= Cryomicroscopy =

Microscopy below room temperature

Cryomicroscopy is a technique in which a microscope is equipped in such a fashion that the object intended to be inspected can be cooled to below room temperature. Technically, cryomicroscopy implies compatibility between a cryostat and a microscope. Most cryostats make use of a cryogenic fluid such as liquid helium or liquid nitrogen. There exists two common motivations for performing a cryomicroscopy. One is to improve upon the process of performing a standard microscopy. Cryogenic electron microscopy, for example, enables the studying of proteins with limited radiation damage. In this case, the protein structure may not change with temperature, but the cryogenic environment enables the improvement of the electron microscopy process. Another motivation for performing a cryomicroscopy is to apply the microscopy to a low-temperature phenomenon. A scanning tunnelling microscopy under a cryogenic environment, for example, allows for the studying of superconductivity, which does not exist at room temperature.

==History==
Although optical microscopes have existed for centuries, cryomicroscopy is a modern methodology. In the 1950s, ice crystals were studied by installing an electron microscope inside of an igloo. Circa 1980, the adaption of the electron microscope, the vacuum, and the cryostat led to the conception of the modern cryomicroscopy. This development of the cryoelectron microscopy led to the awarding of the 2017 Nobel Prize in Chemistry to Jacques Dubochet, Joachim Frank, and Richard Henderson.

== Cryogenic electron microscopy ==

The processes of scanning and transmission electron microscopy carried out under cryogenic conditions are known as cryoSEM and cryoTEM, respectively.

== Cryogenic optical microscopy ==

Cryogenic environments are used in combination with different types of optical microscopy techniques. Cryogenic environments also minimize bleaching, which, in turn, improves the contrast of the microscopy technique.
The growth of artificial ice crystals is, for example, studied by optical microscopy.
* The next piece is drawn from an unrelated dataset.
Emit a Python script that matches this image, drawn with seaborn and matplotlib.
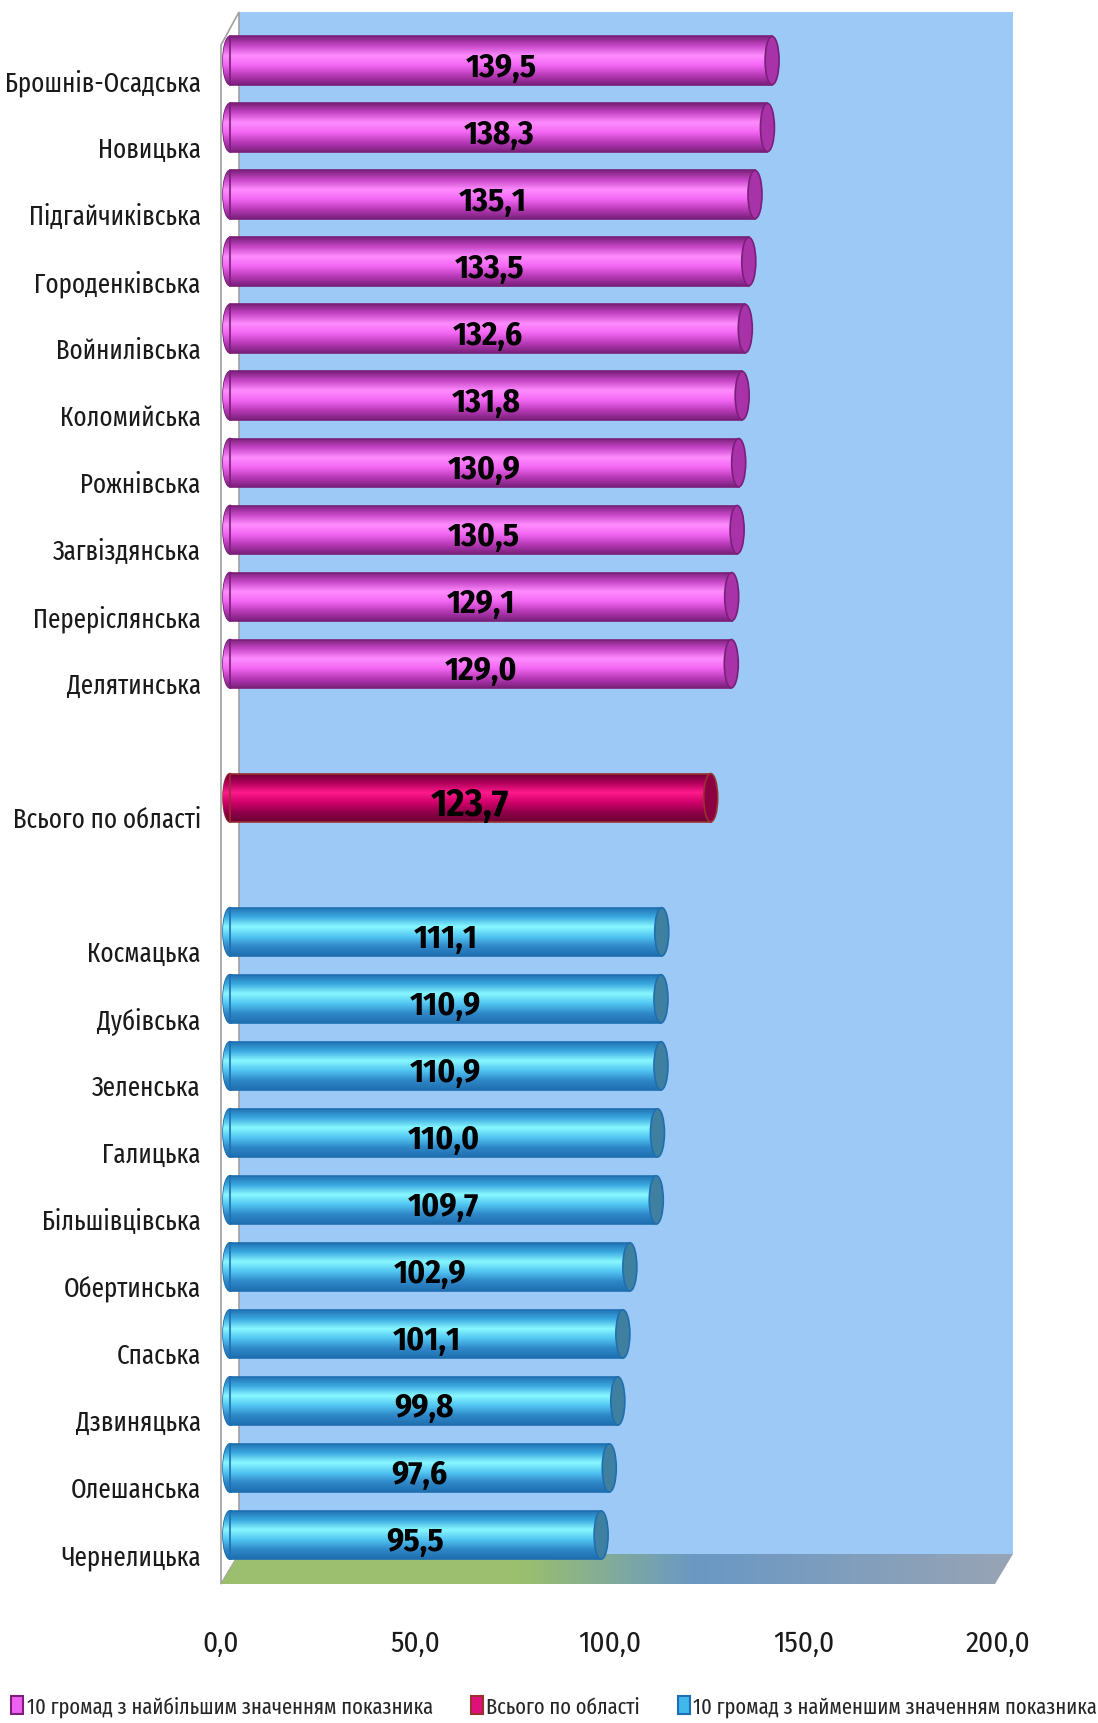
import numpy as np
import pandas as pd
import matplotlib
matplotlib.use("Agg")
import matplotlib.pyplot as plt
import matplotlib.patches as mpatches
import matplotlib.transforms as mtransforms
from matplotlib.colors import LinearSegmentedColormap
import seaborn as sns

# ─── Дані ────────────────────────────────────────────────────────────────────
top_names = ["Брошнів-Осадська", "Новицька", "Підгайчиківська", "Городенківська",
             "Войнилівська", "Коломийська", "Рожнівська", "Загвіздянська",
             "Переріслянська", "Делятинська"]
top_vals = [139.5, 138.3, 135.1, 133.5, 132.6, 131.8, 130.9, 130.5, 129.1, 129.0]

total_name = "Всього по області"
total_val = 123.7

bottom_names = ["Космацька", "Дубівська", "Зеленська", "Галицька", "Більшівцівська",
                "Обертинська", "Спаська", "Дзвиняцька", "Олешанська", "Чернелицька"]
bottom_vals = [111.1, 110.9, 110.9, 110.0, 109.7, 102.9, 101.1, 99.8, 97.6, 95.5]

group_names = ["10 громад з найбільшим значенням показника",
               "Всього по області",
               "10 громад з найменшим значенням показника"]
tick_vals = [0, 50, 100, 150, 200]

# ─── Таблиця для seaborn (з порожніми рядками між групами) ───────────────────
rows = [(n, v, group_names[0]) for n, v in zip(top_names, top_vals)]
rows += [(" ", np.nan, None), (total_name, total_val, group_names[1]), ("  ", np.nan, None)]
rows += [(n, v, group_names[2]) for n, v in zip(bottom_names, bottom_vals)]
df = pd.DataFrame(rows, columns=["name", "value", "group"])
order = list(df["name"])

# ─── Стиль ───────────────────────────────────────────────────────────────────
sns.set_style("white")
fonts = ["Fira Sans Condensed", "Open Sans Condensed", "DejaVu Sans"]
narrow = ["Fira Sans Extra Condensed"] + fonts
plt.rcParams["font.family"] = fonts

palette = {group_names[0]: "#f060f0", group_names[1]: "#e0107a", group_names[2]: "#40b8ec"}
edges = {group_names[0]: "#7a1f7a", group_names[1]: "#9a3030", group_names[2]: "#1f6fb0"}
caps = {group_names[0]: "#a832a8", group_names[1]: "#8a0040", group_names[2]: "#3f7fa0"}
grads = {
    group_names[0]: ["#7a1f7a", "#c848c8", "#ff8cff", "#f266f2", "#b83ab8", "#7a1f7a"],
    group_names[1]: ["#6a0030", "#b0005a", "#ff1a8c", "#d0006a", "#90004a", "#6a0030"],
    group_names[2]: ["#1f6fb0", "#3aa8e0", "#88f8ff", "#52c6f2", "#2f88c8", "#1f6fb0"],
}
cmaps = {g: LinearSegmentedColormap.from_list(g, c) for g, c in grads.items()}

W, H = 1098, 1724
fig = plt.figure(figsize=(W / 100, H / 100), dpi=100)

# ─── Фон: 3D-стінки та підлога (в пікселях) ─────────────────────────────────
bg = fig.add_axes([0, 0, 1, 1], zorder=0)
bg.set_xlim(0, W)
bg.set_ylim(H, 0)
bg.axis("off")
bg.add_patch(mpatches.Rectangle((239, 13), 774, 1542, facecolor="#9cc9f5", edgecolor="none"))
bg.add_patch(mpatches.Polygon([(221, 46), (239, 13), (239, 1555), (221, 1585)],
                              closed=True, facecolor="white", edgecolor="#a0a0a0", lw=1.2))
floor = mpatches.Polygon([(221, 1585), (995, 1585), (1013, 1555), (239, 1555)],
                         closed=True, facecolor="none", edgecolor="none")
bg.add_patch(floor)
floor_cmap = LinearSegmentedColormap.from_list(
    "floor", [(0, "#9bbf6e"), (0.38, "#9bbf6e"), (0.6, "#6a98c4"), (1.0, "#98a4b4")])
im = bg.imshow(np.linspace(0, 1, 256)[None, :], cmap=floor_cmap, aspect="auto",
               extent=(221, 1013, 1585, 1555), zorder=1)
im.set_clip_path(floor)
bg.set_xlim(0, W)
bg.set_ylim(H, 0)

# ─── Основні осі ─────────────────────────────────────────────────────────────
px_per_unit = 3.886
x_zero = 230          # піксель, де лежить 0 для циліндрів
x_margin = 2.5        # запас зліва для заокругленого краю
ax_left, ax_right = x_zero - x_margin * px_per_unit, 1015
ax_top, ax_bot = 28, 1569.5
ax = fig.add_axes([ax_left / W, 1 - ax_bot / H, (ax_right - ax_left) / W, (ax_bot - ax_top) / H],
                  zorder=2)
ax.patch.set_alpha(0)

sns.barplot(data=df, y="name", x="value", hue="group", order=order, hue_order=group_names,
            palette=palette, dodge=False, width=0.72, saturation=1, legend=False,
            orient="h", ax=ax)

xlim = (-x_margin, (ax_right - x_zero) / px_per_unit)
ylim = (len(order) - 0.5, -0.5)
cap_w = 3.6

for p in list(ax.patches):
    w = p.get_width()
    if not np.isfinite(w) or w <= 0:
        continue
    x0, y0, h = p.get_x(), p.get_y(), p.get_height()
    idx = int(round(y0 + h / 2))
    g = df["group"].iloc[idx]
    grad = np.linspace(0, 1, 256)[:, None]
    # ліва заокруглена частина
    left = mpatches.Ellipse((x0, y0 + h / 2), cap_w, h, facecolor="none",
                            edgecolor=edges[g], lw=1.2, zorder=2)
    ax.add_patch(left)
    im1 = ax.imshow(grad, cmap=cmaps[g], aspect="auto", extent=(x0 - cap_w, x0 + w, y0 + h, y0),
                    origin="upper", zorder=2)
    im1.set_clip_path(left)
    # тіло циліндра
    p.set_facecolor("none")
    p.set_edgecolor(edges[g])
    p.set_linewidth(1.2)
    p.set_zorder(4)
    im2 = ax.imshow(grad, cmap=cmaps[g], aspect="auto", extent=(x0, x0 + w, y0 + h, y0),
                    origin="upper", zorder=3)
    im2.set_clip_path(p)
    # торець
    ax.add_patch(mpatches.Ellipse((x0 + w, y0 + h / 2), cap_w, h, facecolor=caps[g],
                                  edgecolor=edges[g], lw=1.2, zorder=5))
    # підпис значення
    big = g == group_names[1]
    ax.text(x0 + w / 2, y0 + h / 2 + 0.1, f"{w:.1f}".replace(".", ","),
            ha="center", va="center", fontsize=28 if big else 24,
            fontweight="bold", color="black", zorder=6)

ax.set_xlim(*xlim)
ax.set_ylim(*ylim)
ax.set_xticks(tick_vals)
ax.set_xticklabels([f"{t:.1f}".replace(".", ",") for t in tick_vals])
ax.tick_params(axis="x", length=0, pad=43, labelsize=21, labelcolor="#1a1a1a")
ax.tick_params(axis="y", length=0, pad=14, labelsize=19.5, labelcolor="#1a1a1a",
               labelfontfamily=narrow)
ax.set_xlabel("")
ax.set_ylabel("")
for s in ax.spines.values():
    s.set_visible(False)

y_off = mtransforms.ScaledTranslation(0, -0.185, fig.dpi_scale_trans)
for lbl in ax.get_yticklabels():
    lbl.set_transform(lbl.get_transform() + y_off)
x_off = mtransforms.ScaledTranslation(-0.09, 0, fig.dpi_scale_trans)
for lbl in ax.get_xticklabels():
    lbl.set_transform(lbl.get_transform() + x_off)

# ─── Легенда ─────────────────────────────────────────────────────────────────
handles = [mpatches.Patch(facecolor=palette[g], edgecolor=edges[g], lw=1.5) for g in group_names]
fig.legend(handles, group_names, loc="lower left", bbox_to_anchor=(0.0, -0.003), ncol=3,
           frameon=False, prop={"family": narrow, "size": 16},
           handlelength=0.55, handleheight=0.9, handletextpad=0.15, columnspacing=1.7,
           borderaxespad=0.2, borderpad=0.3)

plt.savefig("out.png", dpi=100)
With polarized light microscopy, the birefringence effect from, for example, orthorhombic domain structures, can be observed at cryogenic temperatures. In the field of biology, fluorescence microscopy has enabled resolution beyond the diffraction limit. The 2014 Nobel Prize in Chemistry was jointly awarded to Eric Betzig, Stefan Hell, and William E. Moerner for the development of super-resolved fluorescence microscopy.